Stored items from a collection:

————————

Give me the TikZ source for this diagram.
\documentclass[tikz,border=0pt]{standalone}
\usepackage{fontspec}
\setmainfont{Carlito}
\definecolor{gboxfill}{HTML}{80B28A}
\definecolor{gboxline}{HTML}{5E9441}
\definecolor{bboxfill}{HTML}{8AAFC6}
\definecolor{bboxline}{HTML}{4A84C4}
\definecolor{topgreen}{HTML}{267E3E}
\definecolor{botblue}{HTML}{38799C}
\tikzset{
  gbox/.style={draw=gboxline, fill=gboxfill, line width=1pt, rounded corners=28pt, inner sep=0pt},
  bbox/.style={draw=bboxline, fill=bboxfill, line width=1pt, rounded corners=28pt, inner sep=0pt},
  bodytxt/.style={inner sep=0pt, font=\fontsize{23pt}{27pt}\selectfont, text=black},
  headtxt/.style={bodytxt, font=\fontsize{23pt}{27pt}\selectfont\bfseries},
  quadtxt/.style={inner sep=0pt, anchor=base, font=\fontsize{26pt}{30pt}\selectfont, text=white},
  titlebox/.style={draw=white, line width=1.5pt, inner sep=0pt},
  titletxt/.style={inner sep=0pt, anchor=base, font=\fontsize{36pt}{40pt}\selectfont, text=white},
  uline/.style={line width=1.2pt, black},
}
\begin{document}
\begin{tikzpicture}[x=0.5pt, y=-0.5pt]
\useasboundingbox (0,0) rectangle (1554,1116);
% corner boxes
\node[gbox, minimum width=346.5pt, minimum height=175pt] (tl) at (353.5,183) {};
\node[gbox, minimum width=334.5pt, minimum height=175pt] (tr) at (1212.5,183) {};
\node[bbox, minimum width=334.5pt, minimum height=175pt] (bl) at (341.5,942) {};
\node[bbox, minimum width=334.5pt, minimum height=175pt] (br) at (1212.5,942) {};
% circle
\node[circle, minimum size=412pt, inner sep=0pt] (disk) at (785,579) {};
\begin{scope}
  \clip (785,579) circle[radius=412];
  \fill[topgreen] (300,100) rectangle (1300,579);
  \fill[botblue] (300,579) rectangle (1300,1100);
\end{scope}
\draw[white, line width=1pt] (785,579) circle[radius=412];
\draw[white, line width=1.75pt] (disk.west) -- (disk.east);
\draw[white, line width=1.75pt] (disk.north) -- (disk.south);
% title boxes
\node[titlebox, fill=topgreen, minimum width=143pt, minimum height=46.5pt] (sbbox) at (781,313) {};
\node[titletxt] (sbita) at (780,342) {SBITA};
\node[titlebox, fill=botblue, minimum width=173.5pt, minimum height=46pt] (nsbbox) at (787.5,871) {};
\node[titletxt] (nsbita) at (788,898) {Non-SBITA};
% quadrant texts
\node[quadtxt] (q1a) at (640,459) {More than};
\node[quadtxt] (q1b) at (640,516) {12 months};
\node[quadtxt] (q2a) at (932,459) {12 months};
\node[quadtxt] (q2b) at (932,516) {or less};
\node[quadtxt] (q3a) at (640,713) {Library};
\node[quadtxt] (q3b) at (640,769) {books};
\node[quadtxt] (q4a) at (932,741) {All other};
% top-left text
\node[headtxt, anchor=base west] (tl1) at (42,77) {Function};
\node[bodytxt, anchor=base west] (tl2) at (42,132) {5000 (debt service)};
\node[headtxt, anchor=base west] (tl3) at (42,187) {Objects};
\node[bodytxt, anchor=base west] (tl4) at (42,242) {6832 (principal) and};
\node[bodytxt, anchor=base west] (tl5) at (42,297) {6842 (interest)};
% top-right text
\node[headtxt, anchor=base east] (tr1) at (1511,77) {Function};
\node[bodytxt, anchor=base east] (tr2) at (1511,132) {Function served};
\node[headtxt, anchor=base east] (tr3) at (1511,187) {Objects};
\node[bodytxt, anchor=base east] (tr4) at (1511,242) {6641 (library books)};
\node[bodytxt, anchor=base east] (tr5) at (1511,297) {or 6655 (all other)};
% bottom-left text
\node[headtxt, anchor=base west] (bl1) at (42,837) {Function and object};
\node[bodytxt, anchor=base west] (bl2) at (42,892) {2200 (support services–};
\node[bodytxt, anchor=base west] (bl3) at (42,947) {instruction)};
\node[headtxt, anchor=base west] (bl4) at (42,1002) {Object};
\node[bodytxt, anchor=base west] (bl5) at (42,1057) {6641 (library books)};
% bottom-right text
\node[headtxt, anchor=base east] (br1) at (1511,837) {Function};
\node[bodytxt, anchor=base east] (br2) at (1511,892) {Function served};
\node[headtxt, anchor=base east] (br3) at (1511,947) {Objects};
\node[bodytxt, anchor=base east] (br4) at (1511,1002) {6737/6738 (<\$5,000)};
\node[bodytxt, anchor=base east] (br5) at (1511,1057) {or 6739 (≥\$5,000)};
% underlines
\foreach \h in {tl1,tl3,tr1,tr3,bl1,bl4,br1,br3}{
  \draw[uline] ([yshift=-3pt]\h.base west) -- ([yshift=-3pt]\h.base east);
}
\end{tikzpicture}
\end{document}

————————

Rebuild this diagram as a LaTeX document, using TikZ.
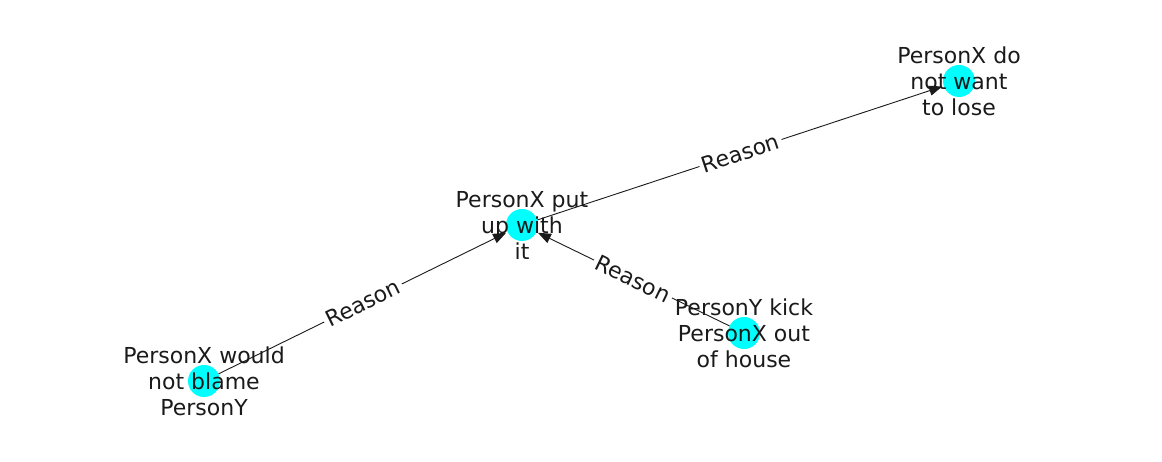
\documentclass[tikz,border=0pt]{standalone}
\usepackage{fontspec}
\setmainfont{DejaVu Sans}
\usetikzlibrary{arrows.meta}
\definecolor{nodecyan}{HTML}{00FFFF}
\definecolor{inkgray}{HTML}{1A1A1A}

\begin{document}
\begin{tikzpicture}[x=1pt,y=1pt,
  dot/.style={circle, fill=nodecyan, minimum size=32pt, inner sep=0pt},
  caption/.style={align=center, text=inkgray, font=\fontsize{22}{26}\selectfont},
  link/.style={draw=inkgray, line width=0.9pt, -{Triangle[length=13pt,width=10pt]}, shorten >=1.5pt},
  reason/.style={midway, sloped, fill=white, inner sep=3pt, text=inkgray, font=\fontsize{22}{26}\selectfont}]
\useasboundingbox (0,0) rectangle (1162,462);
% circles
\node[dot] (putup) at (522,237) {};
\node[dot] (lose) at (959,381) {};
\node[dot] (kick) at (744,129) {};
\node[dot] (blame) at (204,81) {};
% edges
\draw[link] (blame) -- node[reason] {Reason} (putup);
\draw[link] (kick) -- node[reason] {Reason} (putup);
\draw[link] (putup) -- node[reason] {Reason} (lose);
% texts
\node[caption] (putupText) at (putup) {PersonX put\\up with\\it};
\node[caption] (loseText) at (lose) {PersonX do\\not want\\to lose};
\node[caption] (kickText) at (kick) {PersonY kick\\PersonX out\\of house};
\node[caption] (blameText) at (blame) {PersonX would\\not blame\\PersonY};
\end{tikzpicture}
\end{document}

————————

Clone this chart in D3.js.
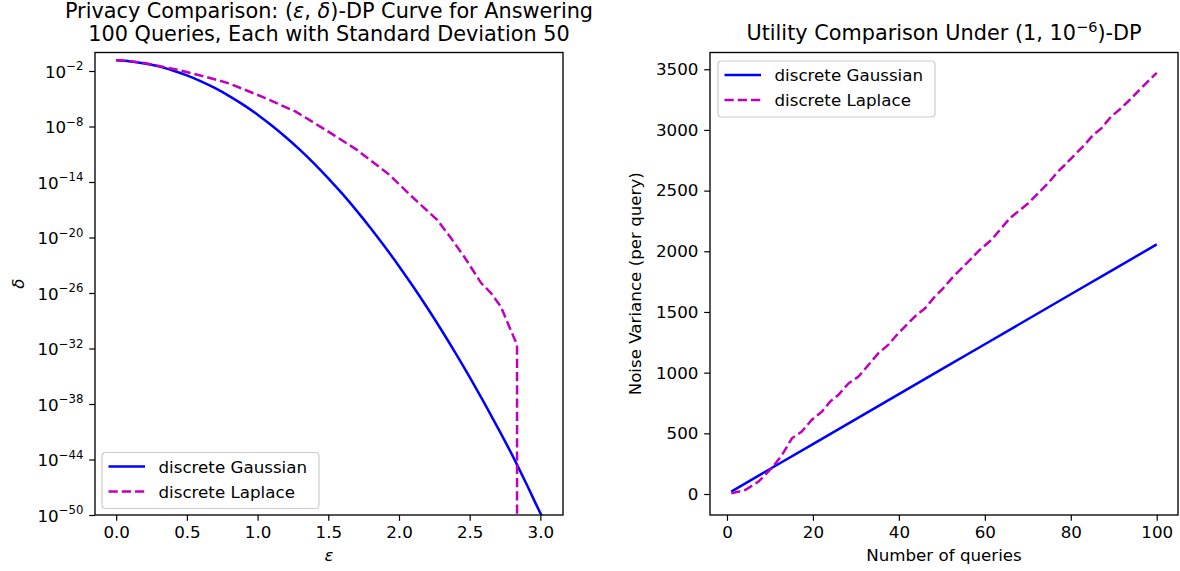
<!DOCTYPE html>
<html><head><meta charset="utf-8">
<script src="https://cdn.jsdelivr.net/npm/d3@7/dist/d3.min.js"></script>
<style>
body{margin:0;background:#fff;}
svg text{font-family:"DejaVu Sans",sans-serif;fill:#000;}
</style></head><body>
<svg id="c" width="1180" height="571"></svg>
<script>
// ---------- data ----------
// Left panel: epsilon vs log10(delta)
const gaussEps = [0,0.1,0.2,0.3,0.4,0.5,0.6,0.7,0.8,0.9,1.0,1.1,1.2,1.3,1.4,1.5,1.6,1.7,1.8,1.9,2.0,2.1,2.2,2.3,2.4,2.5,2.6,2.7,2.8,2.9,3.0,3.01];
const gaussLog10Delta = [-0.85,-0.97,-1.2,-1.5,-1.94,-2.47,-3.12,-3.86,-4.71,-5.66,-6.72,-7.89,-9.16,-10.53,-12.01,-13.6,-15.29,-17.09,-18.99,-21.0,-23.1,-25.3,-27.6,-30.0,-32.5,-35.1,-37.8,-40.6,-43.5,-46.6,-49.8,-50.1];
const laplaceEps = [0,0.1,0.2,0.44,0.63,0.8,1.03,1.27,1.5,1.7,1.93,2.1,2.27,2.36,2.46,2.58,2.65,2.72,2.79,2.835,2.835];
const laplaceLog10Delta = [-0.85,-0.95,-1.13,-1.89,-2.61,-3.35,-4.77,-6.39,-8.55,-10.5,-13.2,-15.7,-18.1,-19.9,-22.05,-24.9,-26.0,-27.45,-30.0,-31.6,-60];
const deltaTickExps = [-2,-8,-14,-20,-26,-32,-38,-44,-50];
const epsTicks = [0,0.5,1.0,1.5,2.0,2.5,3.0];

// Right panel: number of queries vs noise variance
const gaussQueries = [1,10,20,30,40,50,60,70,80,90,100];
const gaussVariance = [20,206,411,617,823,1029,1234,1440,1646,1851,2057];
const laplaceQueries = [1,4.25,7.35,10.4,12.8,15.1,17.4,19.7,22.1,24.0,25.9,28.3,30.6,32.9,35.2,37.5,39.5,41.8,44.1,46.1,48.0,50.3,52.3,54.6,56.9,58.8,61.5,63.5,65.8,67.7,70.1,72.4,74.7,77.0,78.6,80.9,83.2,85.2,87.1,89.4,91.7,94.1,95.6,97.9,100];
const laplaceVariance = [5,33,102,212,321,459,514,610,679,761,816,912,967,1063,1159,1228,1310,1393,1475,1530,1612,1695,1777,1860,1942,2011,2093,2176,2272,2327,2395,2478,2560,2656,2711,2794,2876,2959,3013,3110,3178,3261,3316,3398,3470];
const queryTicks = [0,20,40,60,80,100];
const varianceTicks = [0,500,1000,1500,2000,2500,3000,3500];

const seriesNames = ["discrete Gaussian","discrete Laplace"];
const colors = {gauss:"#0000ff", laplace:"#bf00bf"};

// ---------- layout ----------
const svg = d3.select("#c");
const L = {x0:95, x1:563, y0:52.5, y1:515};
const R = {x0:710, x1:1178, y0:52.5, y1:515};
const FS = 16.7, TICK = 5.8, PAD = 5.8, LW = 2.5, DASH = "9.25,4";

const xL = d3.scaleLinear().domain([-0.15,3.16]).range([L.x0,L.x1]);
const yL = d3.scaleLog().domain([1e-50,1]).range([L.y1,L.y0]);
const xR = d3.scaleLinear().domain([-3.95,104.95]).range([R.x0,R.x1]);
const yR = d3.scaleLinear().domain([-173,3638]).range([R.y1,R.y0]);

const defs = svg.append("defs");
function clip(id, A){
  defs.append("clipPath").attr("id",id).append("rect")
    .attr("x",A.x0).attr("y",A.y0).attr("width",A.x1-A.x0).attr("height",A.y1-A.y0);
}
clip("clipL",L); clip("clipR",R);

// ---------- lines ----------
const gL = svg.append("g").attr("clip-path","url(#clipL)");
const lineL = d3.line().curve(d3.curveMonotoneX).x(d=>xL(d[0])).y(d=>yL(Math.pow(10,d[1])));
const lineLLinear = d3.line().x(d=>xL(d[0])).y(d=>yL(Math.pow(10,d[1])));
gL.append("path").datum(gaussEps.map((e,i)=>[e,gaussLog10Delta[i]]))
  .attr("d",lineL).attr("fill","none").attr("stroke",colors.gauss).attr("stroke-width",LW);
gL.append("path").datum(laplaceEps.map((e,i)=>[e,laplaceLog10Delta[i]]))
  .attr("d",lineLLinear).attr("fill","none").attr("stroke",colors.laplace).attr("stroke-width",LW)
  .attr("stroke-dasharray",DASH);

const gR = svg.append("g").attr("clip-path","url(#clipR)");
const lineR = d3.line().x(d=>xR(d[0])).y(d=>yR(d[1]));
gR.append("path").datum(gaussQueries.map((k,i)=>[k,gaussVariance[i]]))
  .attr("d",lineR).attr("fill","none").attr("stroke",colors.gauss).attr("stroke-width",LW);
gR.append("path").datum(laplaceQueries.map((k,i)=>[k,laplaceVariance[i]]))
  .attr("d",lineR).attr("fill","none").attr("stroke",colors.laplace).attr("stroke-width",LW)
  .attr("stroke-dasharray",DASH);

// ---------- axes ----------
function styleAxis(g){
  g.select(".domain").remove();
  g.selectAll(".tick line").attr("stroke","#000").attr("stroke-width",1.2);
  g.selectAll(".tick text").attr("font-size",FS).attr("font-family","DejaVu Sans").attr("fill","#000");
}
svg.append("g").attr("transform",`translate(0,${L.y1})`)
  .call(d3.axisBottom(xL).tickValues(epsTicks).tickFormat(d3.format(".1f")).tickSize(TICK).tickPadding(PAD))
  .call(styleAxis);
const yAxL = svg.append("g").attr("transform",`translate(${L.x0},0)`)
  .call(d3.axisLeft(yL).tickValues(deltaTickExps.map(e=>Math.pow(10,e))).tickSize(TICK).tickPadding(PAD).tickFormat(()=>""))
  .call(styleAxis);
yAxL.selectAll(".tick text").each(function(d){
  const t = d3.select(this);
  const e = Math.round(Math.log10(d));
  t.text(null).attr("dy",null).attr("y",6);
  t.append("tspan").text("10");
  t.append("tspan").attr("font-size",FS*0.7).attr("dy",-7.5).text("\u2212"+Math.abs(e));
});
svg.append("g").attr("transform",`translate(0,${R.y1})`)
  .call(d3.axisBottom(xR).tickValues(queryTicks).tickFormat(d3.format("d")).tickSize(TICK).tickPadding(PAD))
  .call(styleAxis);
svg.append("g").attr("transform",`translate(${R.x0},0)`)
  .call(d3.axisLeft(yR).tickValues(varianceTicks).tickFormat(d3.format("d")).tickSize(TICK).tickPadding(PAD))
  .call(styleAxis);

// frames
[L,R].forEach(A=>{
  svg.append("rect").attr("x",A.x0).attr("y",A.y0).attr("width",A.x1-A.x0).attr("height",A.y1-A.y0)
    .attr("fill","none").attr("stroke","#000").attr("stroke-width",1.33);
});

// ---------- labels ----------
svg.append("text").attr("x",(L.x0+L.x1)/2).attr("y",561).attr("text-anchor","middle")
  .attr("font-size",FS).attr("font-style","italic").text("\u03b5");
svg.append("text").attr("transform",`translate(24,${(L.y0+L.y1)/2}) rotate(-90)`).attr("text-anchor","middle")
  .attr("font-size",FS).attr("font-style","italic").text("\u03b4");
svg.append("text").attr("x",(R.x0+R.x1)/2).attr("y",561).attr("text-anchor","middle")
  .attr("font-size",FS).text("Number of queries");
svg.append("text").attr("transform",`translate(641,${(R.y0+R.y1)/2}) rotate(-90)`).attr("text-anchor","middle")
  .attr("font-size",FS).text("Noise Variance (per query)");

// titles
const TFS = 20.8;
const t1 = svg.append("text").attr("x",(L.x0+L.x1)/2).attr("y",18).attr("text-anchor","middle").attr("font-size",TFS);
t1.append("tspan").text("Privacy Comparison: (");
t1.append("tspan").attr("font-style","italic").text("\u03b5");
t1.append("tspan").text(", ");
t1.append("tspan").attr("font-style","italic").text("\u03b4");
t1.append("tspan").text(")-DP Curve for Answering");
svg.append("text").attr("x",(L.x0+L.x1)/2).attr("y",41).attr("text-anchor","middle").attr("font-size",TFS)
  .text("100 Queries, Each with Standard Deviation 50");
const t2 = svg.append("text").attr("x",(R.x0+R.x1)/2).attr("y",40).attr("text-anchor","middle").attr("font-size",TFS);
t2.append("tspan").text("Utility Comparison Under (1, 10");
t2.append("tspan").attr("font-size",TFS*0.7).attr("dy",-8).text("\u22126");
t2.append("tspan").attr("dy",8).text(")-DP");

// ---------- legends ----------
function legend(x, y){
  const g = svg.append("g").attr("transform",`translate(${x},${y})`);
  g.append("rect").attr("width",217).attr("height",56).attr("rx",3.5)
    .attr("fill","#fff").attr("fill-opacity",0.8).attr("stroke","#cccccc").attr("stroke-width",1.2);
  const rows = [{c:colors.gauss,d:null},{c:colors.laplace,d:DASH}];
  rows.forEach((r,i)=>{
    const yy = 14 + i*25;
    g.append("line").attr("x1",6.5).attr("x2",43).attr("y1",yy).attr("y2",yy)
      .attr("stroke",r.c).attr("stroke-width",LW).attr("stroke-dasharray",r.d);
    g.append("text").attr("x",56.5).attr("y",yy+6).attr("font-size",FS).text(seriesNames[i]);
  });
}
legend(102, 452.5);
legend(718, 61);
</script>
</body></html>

————————

Both the line with "Clone this chart in D3.js." and the line with "const varianceTicks = [0,500,1000,1500,2000,2500,3000,3500];" belong in the copy, along with every line between them; set them down exactly and skip the pictures.

__Solution for this exercise__
Clone this chart in D3.js.
<!DOCTYPE html>
<html><head><meta charset="utf-8">
<script src="https://cdn.jsdelivr.net/npm/d3@7/dist/d3.min.js"></script>
<style>
body{margin:0;background:#fff;}
svg text{font-family:"DejaVu Sans",sans-serif;fill:#000;}
</style></head><body>
<svg id="c" width="1180" height="571"></svg>
<script>
// ---------- data ----------
// Left panel: epsilon vs log10(delta)
const gaussEps = [0,0.1,0.2,0.3,0.4,0.5,0.6,0.7,0.8,0.9,1.0,1.1,1.2,1.3,1.4,1.5,1.6,1.7,1.8,1.9,2.0,2.1,2.2,2.3,2.4,2.5,2.6,2.7,2.8,2.9,3.0,3.01];
const gaussLog10Delta = [-0.85,-0.97,-1.2,-1.5,-1.94,-2.47,-3.12,-3.86,-4.71,-5.66,-6.72,-7.89,-9.16,-10.53,-12.01,-13.6,-15.29,-17.09,-18.99,-21.0,-23.1,-25.3,-27.6,-30.0,-32.5,-35.1,-37.8,-40.6,-43.5,-46.6,-49.8,-50.1];
const laplaceEps = [0,0.1,0.2,0.44,0.63,0.8,1.03,1.27,1.5,1.7,1.93,2.1,2.27,2.36,2.46,2.58,2.65,2.72,2.79,2.835,2.835];
const laplaceLog10Delta = [-0.85,-0.95,-1.13,-1.89,-2.61,-3.35,-4.77,-6.39,-8.55,-10.5,-13.2,-15.7,-18.1,-19.9,-22.05,-24.9,-26.0,-27.45,-30.0,-31.6,-60];
const deltaTickExps = [-2,-8,-14,-20,-26,-32,-38,-44,-50];
const epsTicks = [0,0.5,1.0,1.5,2.0,2.5,3.0];

// Right panel: number of queries vs noise variance
const gaussQueries = [1,10,20,30,40,50,60,70,80,90,100];
const gaussVariance = [20,206,411,617,823,1029,1234,1440,1646,1851,2057];
const laplaceQueries = [1,4.25,7.35,10.4,12.8,15.1,17.4,19.7,22.1,24.0,25.9,28.3,30.6,32.9,35.2,37.5,39.5,41.8,44.1,46.1,48.0,50.3,52.3,54.6,56.9,58.8,61.5,63.5,65.8,67.7,70.1,72.4,74.7,77.0,78.6,80.9,83.2,85.2,87.1,89.4,91.7,94.1,95.6,97.9,100];
const laplaceVariance = [5,33,102,212,321,459,514,610,679,761,816,912,967,1063,1159,1228,1310,1393,1475,1530,1612,1695,1777,1860,1942,2011,2093,2176,2272,2327,2395,2478,2560,2656,2711,2794,2876,2959,3013,3110,3178,3261,3316,3398,3470];
const queryTicks = [0,20,40,60,80,100];
const varianceTicks = [0,500,1000,1500,2000,2500,3000,3500];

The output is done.